Racial Identity Explains Presidential Vote Choices More than Geography

Authored By 
Rick Harrison
July 6, 2023

Four hands place votes into a box in front of an American flag

In the first study of racial voting pattens to examine every U.S. congressional district, Institution for Social and Policy Studies faculty fellow Shiro Kuriwaki and his colleagues found that race explained 60% of variation in voting preferences for the last two presidential elections, with geography accounting for another 30% of the variation.

For a paper published last week in American Political Science Review, Kuriwaki, Stephen Ansolabehere and Angelo Dagonel of Harvard University, and Soichiro Yamauchi developed new statistical techniques and applied them to large-sample surveys and demographic and presidential election data from all 435 congressional districts across the country.

They found that the preferences of Hispanic and white voters varied significantly not only across regions and states, but also congressional districts within states. In contrast, Black voters regularly supported the Democratic presidential candidate regardless of where they lived. Southern and Midwest states were the most likely to show racial polarization.

“Our study shows that racially polarized voting is not only a phenomenon in the South,” Kuriwaki said. “The divergence between the white and minority vote in parts of the Midwest was also striking, while urban districts had little racially polarized voting within them. So, geography matters. But on balance, racial identity has more explanatory power.”

Kuriwaki said that measuring 435 districts at once allowed him and his colleagues to present the electoral math of contemporary American politics in revealing, straightforward ways. He noted, for example, that their data show racial polarization declined from 2016 to 2020. Put together, the new paper shows that winning a majority of votes in most congressional districts today requires a party to assemble a coalition in the district that include support from at least one non-white racial group.

“It’s clear that there is a stark racial divide in the country,” he said. “But there is also a rural-urban divide and a division over education. And perhaps the racial divide — at least as a deciding factor in voting behavior — is receding relative to other factors.”

At ISPS, Kuriwaki works to advance the goals of Democratic Innovations, a program designed to identify and test new ideas for improving the quality of democratic representation and governance.

The new study improves existing survey methods through deployment of a new statistical method the authors designed to learn from sparse survey data. The method reveals valuable information about the relationship between demographic variables gathered in a survey, which is rich in data but can be obscured by limited quantity, and combines it with data from the U.S. census, which is precise but does not report some types of information useful for researchers, such as the number of non-college white voters in a given congressional district.

In creating comprehensive snapshots of every congressional district in the country, the researchers were able to determine whether differences in voting preferences for president among racial groups can be explained more by their racial identity or where they live.

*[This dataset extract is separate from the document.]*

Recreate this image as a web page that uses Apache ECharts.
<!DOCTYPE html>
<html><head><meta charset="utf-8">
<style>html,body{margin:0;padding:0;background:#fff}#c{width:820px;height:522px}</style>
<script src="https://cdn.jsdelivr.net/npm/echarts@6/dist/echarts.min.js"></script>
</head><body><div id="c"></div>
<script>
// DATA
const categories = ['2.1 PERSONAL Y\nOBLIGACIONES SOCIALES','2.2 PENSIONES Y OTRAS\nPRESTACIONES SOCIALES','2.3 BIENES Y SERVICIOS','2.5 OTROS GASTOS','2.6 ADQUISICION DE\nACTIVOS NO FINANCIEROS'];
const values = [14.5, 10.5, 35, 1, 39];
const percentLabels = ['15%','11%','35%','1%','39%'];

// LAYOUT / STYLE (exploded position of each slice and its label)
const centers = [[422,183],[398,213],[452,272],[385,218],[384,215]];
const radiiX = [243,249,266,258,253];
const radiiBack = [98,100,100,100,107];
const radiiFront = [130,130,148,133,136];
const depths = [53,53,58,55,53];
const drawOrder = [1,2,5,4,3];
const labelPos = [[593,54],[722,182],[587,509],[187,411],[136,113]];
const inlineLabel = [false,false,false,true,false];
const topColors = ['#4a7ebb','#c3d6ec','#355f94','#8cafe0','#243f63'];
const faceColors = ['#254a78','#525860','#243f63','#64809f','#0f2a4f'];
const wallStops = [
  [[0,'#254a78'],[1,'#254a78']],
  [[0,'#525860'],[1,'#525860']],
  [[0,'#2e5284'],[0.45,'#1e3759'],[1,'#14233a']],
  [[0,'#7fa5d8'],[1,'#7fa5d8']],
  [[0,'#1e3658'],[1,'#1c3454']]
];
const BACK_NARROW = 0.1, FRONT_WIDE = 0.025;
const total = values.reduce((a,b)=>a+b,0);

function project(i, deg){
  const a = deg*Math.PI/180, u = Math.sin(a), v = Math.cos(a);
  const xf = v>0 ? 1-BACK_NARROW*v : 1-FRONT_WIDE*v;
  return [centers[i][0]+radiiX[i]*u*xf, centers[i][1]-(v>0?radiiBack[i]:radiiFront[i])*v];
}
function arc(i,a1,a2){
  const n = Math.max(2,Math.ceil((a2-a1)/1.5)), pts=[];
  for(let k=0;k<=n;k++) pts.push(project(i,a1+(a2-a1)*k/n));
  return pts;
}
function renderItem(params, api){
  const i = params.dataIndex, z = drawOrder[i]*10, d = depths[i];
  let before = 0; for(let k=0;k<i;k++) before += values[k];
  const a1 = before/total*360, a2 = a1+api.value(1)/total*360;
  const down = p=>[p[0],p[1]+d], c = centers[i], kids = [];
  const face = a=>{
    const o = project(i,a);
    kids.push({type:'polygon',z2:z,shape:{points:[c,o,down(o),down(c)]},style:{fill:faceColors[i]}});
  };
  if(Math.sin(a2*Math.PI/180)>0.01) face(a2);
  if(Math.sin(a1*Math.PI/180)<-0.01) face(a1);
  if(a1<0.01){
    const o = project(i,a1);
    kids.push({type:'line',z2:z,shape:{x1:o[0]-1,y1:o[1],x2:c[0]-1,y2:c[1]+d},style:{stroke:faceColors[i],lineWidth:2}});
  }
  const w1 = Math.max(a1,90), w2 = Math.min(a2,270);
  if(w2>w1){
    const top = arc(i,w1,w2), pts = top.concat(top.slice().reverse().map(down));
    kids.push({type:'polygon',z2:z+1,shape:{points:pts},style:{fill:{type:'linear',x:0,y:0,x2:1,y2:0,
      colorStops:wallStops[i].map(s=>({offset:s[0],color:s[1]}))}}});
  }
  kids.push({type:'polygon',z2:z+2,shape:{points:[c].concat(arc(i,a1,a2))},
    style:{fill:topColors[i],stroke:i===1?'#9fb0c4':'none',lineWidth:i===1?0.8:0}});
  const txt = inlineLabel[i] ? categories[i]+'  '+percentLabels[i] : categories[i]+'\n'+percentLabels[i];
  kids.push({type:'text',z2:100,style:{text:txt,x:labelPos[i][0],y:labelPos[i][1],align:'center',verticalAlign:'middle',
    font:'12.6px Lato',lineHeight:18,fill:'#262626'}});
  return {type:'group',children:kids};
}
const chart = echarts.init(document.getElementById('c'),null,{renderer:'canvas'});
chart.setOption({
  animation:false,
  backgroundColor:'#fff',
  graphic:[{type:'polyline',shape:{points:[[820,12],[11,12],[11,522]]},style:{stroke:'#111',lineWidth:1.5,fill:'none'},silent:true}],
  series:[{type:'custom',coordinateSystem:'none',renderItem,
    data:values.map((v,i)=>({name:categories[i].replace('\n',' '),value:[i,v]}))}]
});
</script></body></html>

The researchers found that, nationally, 22% of non-white voters and 59% of white voters voted for the Republican presidential candidate in 2016. But while Black voters across the country showed relatively consistent voting behavior, white and Hispanic voters displayed significant variation in different places. For example, 40% of white voters in Massachusetts chose the Republican candidate, while 84% of white voters in Mississippi voted Republican.

The authors discuss how the need for politicians to build a multiracial coalition to win in most congressional districts will only grow in importance with rising percentages of Asian, Black and Hispanic voters in both major political parties.

Kuriwaki said that the study can help guide redistricting and policymaking in light of last month’s Supreme Court decision preventing states from drawing congressional districts to dilute and disempower Black voters.

“As the voting behavior of the U.S. electorate shifts, so too must the laws and policies that prevent racial vote dilution,” the authors write. “Our analysis supports both the need for federal voting rights law and the need for the narrow tailoring of federal and state rules to specific areas in line with the principles of federalism.”